* [Exercise prompt]
Without the pictures, can you quote each line below exactly?

## begin Information shown

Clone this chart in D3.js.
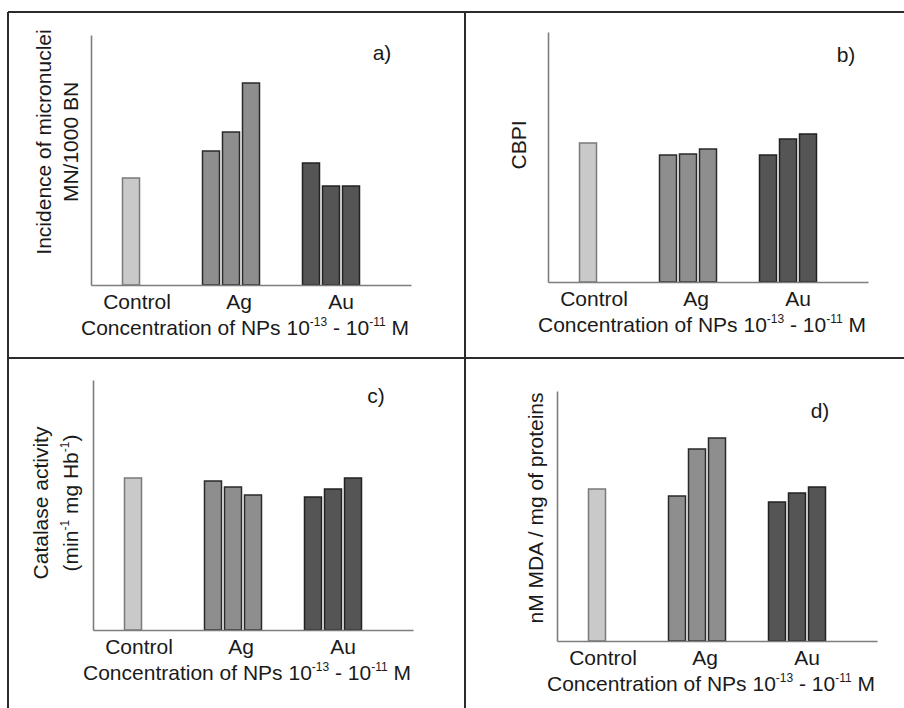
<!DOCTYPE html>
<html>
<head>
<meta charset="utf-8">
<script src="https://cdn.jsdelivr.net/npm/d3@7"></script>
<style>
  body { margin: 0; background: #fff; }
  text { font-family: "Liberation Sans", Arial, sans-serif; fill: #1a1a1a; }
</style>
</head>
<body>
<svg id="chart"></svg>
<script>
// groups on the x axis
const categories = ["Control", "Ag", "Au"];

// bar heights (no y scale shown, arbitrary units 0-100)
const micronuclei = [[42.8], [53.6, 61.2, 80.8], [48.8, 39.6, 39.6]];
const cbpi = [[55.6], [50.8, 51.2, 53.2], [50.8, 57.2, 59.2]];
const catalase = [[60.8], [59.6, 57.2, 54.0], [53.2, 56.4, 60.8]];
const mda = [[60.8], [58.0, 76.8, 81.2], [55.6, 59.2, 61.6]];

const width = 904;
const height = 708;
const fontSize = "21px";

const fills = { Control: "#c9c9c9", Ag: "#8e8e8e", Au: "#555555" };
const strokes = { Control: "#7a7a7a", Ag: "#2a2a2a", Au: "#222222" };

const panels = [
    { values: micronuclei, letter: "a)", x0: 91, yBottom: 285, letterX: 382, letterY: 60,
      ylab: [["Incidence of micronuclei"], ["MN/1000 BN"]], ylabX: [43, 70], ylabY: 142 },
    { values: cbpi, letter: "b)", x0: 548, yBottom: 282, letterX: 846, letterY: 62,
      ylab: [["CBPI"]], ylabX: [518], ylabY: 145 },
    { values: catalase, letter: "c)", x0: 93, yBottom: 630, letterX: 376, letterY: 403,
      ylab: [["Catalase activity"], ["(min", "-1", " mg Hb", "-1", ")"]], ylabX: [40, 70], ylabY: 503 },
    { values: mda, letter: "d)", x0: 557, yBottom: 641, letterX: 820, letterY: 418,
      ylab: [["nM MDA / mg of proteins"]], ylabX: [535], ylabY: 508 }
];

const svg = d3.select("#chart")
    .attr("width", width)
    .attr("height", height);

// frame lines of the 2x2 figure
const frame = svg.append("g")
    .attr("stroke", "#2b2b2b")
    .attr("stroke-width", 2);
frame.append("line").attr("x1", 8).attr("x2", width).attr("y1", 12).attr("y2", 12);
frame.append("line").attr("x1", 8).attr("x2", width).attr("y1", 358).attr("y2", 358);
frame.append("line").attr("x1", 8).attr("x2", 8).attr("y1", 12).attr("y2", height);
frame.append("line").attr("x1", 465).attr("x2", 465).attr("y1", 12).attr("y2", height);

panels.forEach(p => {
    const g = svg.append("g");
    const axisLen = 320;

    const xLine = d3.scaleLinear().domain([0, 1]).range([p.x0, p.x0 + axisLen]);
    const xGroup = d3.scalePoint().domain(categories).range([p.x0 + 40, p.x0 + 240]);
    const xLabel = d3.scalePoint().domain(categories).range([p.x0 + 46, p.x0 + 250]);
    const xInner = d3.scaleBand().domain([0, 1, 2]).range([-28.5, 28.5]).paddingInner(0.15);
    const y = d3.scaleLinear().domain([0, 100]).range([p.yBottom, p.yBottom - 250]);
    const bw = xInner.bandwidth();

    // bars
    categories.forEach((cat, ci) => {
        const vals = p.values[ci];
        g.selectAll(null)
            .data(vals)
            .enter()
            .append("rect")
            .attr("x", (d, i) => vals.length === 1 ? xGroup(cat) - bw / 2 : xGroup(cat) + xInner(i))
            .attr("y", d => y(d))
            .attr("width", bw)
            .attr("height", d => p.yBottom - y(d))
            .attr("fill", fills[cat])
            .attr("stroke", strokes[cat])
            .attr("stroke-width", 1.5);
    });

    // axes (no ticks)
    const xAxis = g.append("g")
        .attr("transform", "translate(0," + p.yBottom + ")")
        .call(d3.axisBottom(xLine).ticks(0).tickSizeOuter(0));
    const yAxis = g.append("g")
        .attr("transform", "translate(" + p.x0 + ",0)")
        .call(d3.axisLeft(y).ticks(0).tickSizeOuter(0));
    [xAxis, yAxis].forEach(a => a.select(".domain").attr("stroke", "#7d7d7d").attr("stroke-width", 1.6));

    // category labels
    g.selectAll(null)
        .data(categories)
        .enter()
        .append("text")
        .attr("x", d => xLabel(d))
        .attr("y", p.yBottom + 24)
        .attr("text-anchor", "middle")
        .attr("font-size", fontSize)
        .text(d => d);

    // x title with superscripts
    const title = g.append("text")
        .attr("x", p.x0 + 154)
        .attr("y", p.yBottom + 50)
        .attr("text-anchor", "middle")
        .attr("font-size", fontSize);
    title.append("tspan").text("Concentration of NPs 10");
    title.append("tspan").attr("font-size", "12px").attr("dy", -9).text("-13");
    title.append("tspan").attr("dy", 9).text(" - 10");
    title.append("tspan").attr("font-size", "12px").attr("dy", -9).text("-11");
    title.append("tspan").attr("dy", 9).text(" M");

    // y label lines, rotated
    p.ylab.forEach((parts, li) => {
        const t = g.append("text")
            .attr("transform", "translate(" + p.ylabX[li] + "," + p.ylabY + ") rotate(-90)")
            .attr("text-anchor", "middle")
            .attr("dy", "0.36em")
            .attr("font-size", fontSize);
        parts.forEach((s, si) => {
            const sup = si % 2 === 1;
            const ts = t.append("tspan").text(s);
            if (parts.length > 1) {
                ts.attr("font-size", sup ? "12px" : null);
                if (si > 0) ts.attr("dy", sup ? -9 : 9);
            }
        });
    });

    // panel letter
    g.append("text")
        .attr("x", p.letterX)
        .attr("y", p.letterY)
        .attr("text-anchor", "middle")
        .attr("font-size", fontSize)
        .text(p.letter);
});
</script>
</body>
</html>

## end Information shown

* [Written response]
Clone this chart in D3.js.
<!DOCTYPE html>
<html>
<head>
<meta charset="utf-8">
<script src="https://cdn.jsdelivr.net/npm/d3@7"></script>
<style>
  body { margin: 0; background: #fff; }
  text { font-family: "Liberation Sans", Arial, sans-serif; fill: #1a1a1a; }
</style>
</head>
<body>
<svg id="chart"></svg>
<script>
// groups on the x axis
const categories = ["Control", "Ag", "Au"];

// bar heights (no y scale shown, arbitrary units 0-100)
const micronuclei = [[42.8], [53.6, 61.2, 80.8], [48.8, 39.6, 39.6]];
const cbpi = [[55.6], [50.8, 51.2, 53.2], [50.8, 57.2, 59.2]];
const catalase = [[60.8], [59.6, 57.2, 54.0], [53.2, 56.4, 60.8]];
const mda = [[60.8], [58.0, 76.8, 81.2], [55.6, 59.2, 61.6]];

const width = 904;
const height = 708;
const fontSize = "21px";

const fills = { Control: "#c9c9c9", Ag: "#8e8e8e", Au: "#555555" };
const strokes = { Control: "#7a7a7a", Ag: "#2a2a2a", Au: "#222222" };

const panels = [
    { values: micronuclei, letter: "a)", x0: 91, yBottom: 285, letterX: 382, letterY: 60,
      ylab: [["Incidence of micronuclei"], ["MN/1000 BN"]], ylabX: [43, 70], ylabY: 142 },
    { values: cbpi, letter: "b)", x0: 548, yBottom: 282, letterX: 846, letterY: 62,
      ylab: [["CBPI"]], ylabX: [518], ylabY: 145 },
    { values: catalase, letter: "c)", x0: 93, yBottom: 630, letterX: 376, letterY: 403,
      ylab: [["Catalase activity"], ["(min", "-1", " mg Hb", "-1", ")"]], ylabX: [40, 70], ylabY: 503 },
    { values: mda, letter: "d)", x0: 557, yBottom: 641, letterX: 820, letterY: 418,
      ylab: [["nM MDA / mg of proteins"]], ylabX: [535], ylabY: 508 }
];

const svg = d3.select("#chart")
    .attr("width", width)
    .attr("height", height);

// frame lines of the 2x2 figure
const frame = svg.append("g")
    .attr("stroke", "#2b2b2b")
    .attr("stroke-width", 2);
frame.append("line").attr("x1", 8).attr("x2", width).attr("y1", 12).attr("y2", 12);
frame.append("line").attr("x1", 8).attr("x2", width).attr("y1", 358).attr("y2", 358);
frame.append("line").attr("x1", 8).attr("x2", 8).attr("y1", 12).attr("y2", height);
frame.append("line").attr("x1", 465).attr("x2", 465).attr("y1", 12).attr("y2", height);

panels.forEach(p => {
    const g = svg.append("g");
    const axisLen = 320;

    const xLine = d3.scaleLinear().domain([0, 1]).range([p.x0, p.x0 + axisLen]);
    const xGroup = d3.scalePoint().domain(categories).range([p.x0 + 40, p.x0 + 240]);
    const xLabel = d3.scalePoint().domain(categories).range([p.x0 + 46, p.x0 + 250]);
    const xInner = d3.scaleBand().domain([0, 1, 2]).range([-28.5, 28.5]).paddingInner(0.15);
    const y = d3.scaleLinear().domain([0, 100]).range([p.yBottom, p.yBottom - 250]);
    const bw = xInner.bandwidth();

    // bars
    categories.forEach((cat, ci) => {
        const vals = p.values[ci];
        g.selectAll(null)
            .data(vals)
            .enter()
            .append("rect")
            .attr("x", (d, i) => vals.length === 1 ? xGroup(cat) - bw / 2 : xGroup(cat) + xInner(i))
            .attr("y", d => y(d))
            .attr("width", bw)
            .attr("height", d => p.yBottom - y(d))
            .attr("fill", fills[cat])
            .attr("stroke", strokes[cat])
            .attr("stroke-width", 1.5);
    });

    // axes (no ticks)
    const xAxis = g.append("g")
        .attr("transform", "translate(0," + p.yBottom + ")")
        .call(d3.axisBottom(xLine).ticks(0).tickSizeOuter(0));
    const yAxis = g.append("g")
        .attr("transform", "translate(" + p.x0 + ",0)")
        .call(d3.axisLeft(y).ticks(0).tickSizeOuter(0));
    [xAxis, yAxis].forEach(a => a.select(".domain").attr("stroke", "#7d7d7d").attr("stroke-width", 1.6));

    // category labels
    g.selectAll(null)
        .data(categories)
        .enter()
        .append("text")
        .attr("x", d => xLabel(d))
        .attr("y", p.yBottom + 24)
        .attr("text-anchor", "middle")
        .attr("font-size", fontSize)
        .text(d => d);

    // x title with superscripts
    const title = g.append("text")
        .attr("x", p.x0 + 154)
        .attr("y", p.yBottom + 50)
        .attr("text-anchor", "middle")
        .attr("font-size", fontSize);
    title.append("tspan").text("Concentration of NPs 10");
    title.append("tspan").attr("font-size", "12px").attr("dy", -9).text("-13");
    title.append("tspan").attr("dy", 9).text(" - 10");
    title.append("tspan").attr("font-size", "12px").attr("dy", -9).text("-11");
    title.append("tspan").attr("dy", 9).text(" M");

    // y label lines, rotated
    p.ylab.forEach((parts, li) => {
        const t = g.append("text")
            .attr("transform", "translate(" + p.ylabX[li] + "," + p.ylabY + ") rotate(-90)")
            .attr("text-anchor", "middle")
            .attr("dy", "0.36em")
            .attr("font-size", fontSize);
        parts.forEach((s, si) => {
            const sup = si % 2 === 1;
            const ts = t.append("tspan").text(s);
            if (parts.length > 1) {
                ts.attr("font-size", sup ? "12px" : null);
                if (si > 0) ts.attr("dy", sup ? -9 : 9);
            }
        });
    });

    // panel letter
    g.append("text")
        .attr("x", p.letterX)
        .attr("y", p.letterY)
        .attr("text-anchor", "middle")
        .attr("font-size", fontSize)
        .text(p.letter);
});
</script>
</body>
</html>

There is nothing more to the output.